I met up with Ben last week, after summer break. This time he came over to Tsinghua University, my new campus – twice as big as Beida, and with half as many girls. It’s all male engineers here, in China’s equivalent to MIT: my morning bike ride north into the heart of campus is a terrifying upstream against the current of hundreds of earnest-faced cyclists heading south for their science classes.

When I first met Ben a year ago, he wasn’t the easiest person to talk with, in either Chinese or English. Our respective unfamiliarities in the languages no doubt contributed, but even then his manner was too over polite at first, his laugh too nervous, to feel comfortable. It was an overeager friendliness which, combined with the slight hamster pouch of his cheeks, reminded me of Barney.

We’ve gotten to know each other much better now, and I’ve come to realise that one of the reasons for his initial ill-ease was that I am the first foreign friend he’s had – coming as he did to Beijing two years ago, from the countryside province of Shanxi. In fact, the solar ecplise of last July 22nd marked the two year anniversary of the founding of his online ladies clothes store on TaoBao, the Chinese eBay.

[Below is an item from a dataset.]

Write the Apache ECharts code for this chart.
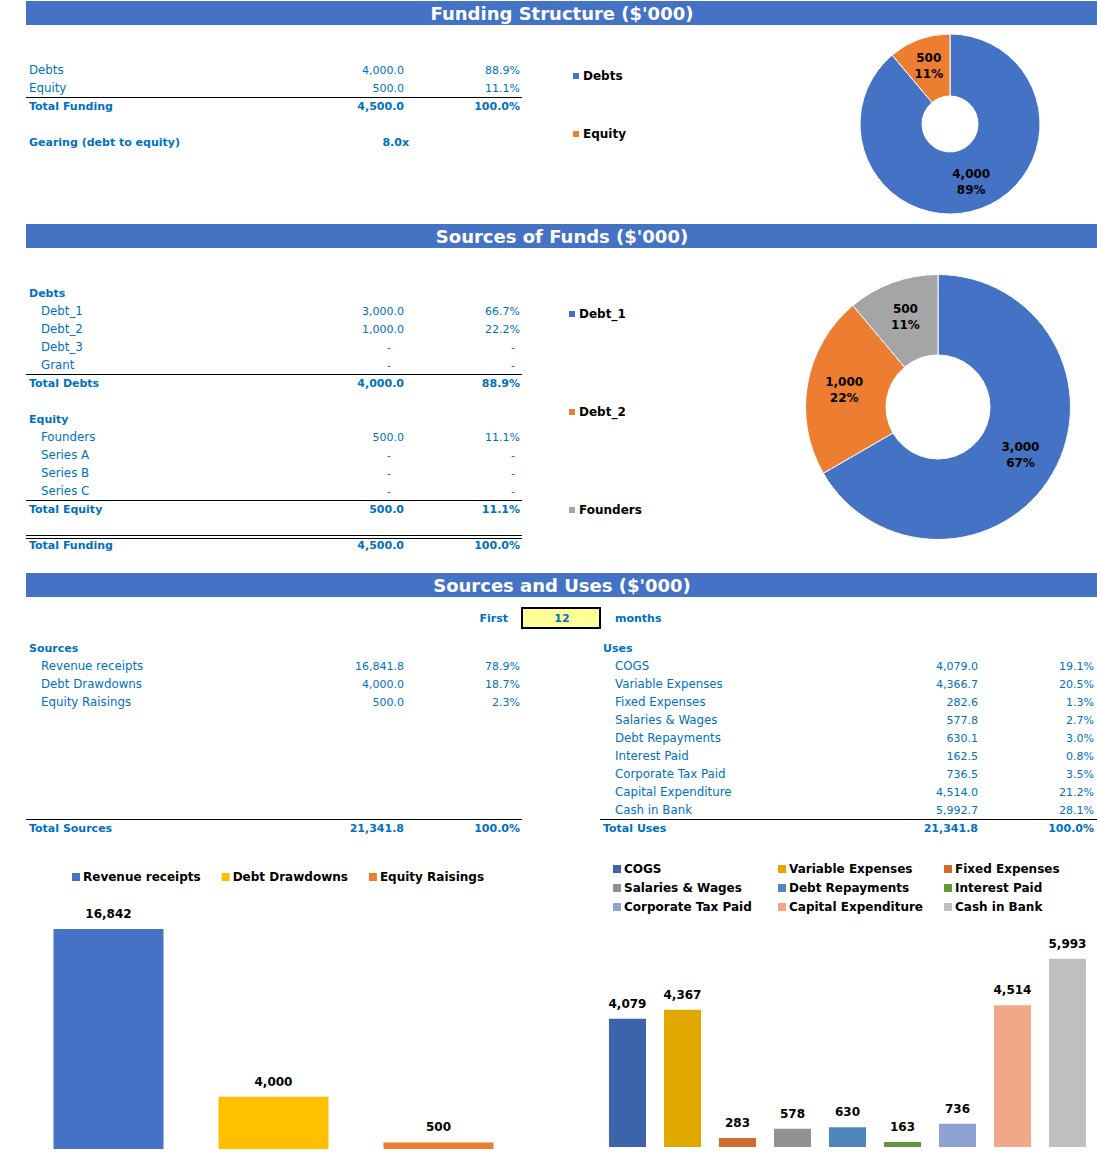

Ben was telling me in Tsinghua about his ambitions for the years to come, now that his online shop is reasonably well established – enough so that he’s currently advertising for a full-time assistant. Besides expanding his current business (a physical store, two physical stores, other Chinese cities, the world…), Ben has another bright idea. He hopes to start a ‘guide’ website for the best buys on TaoBao – renting advertising space for retailers like him, and offering advice to buyers. It wouldn’t be the first of its kind (there’s even an English language one here). But it’s potentially lucrative, and Ben surely has the most directly-to-the-point URL address, which he’s already nabbed: www.taogoodbao.com

Besides the ‘Chinese dream’ of business opportunity – move over America – Ben enjoys his schemes for their own sake. “I like to make new things”, he says. From what age? When he was a kid, six or seven, his father would buy bamboo to shore up the roof of his house with. One time, out of the left-overs, Ben made a bamboo birdcage, and caught two birds to live in it. (They died.) Then he made a bamboo gun with a weak firing mechanism to shoot little steel balls. (At birds.)

Passing over his intentional and unintentional sadism towards our flying friends, Ben describes this moment as the beginning of his wanting to go it alone: to be not a face in an office job but an entrepreneur (even if he’s never heard of the word) who makes his own things, takes his own risks and may wait a long time for those risks to pay off.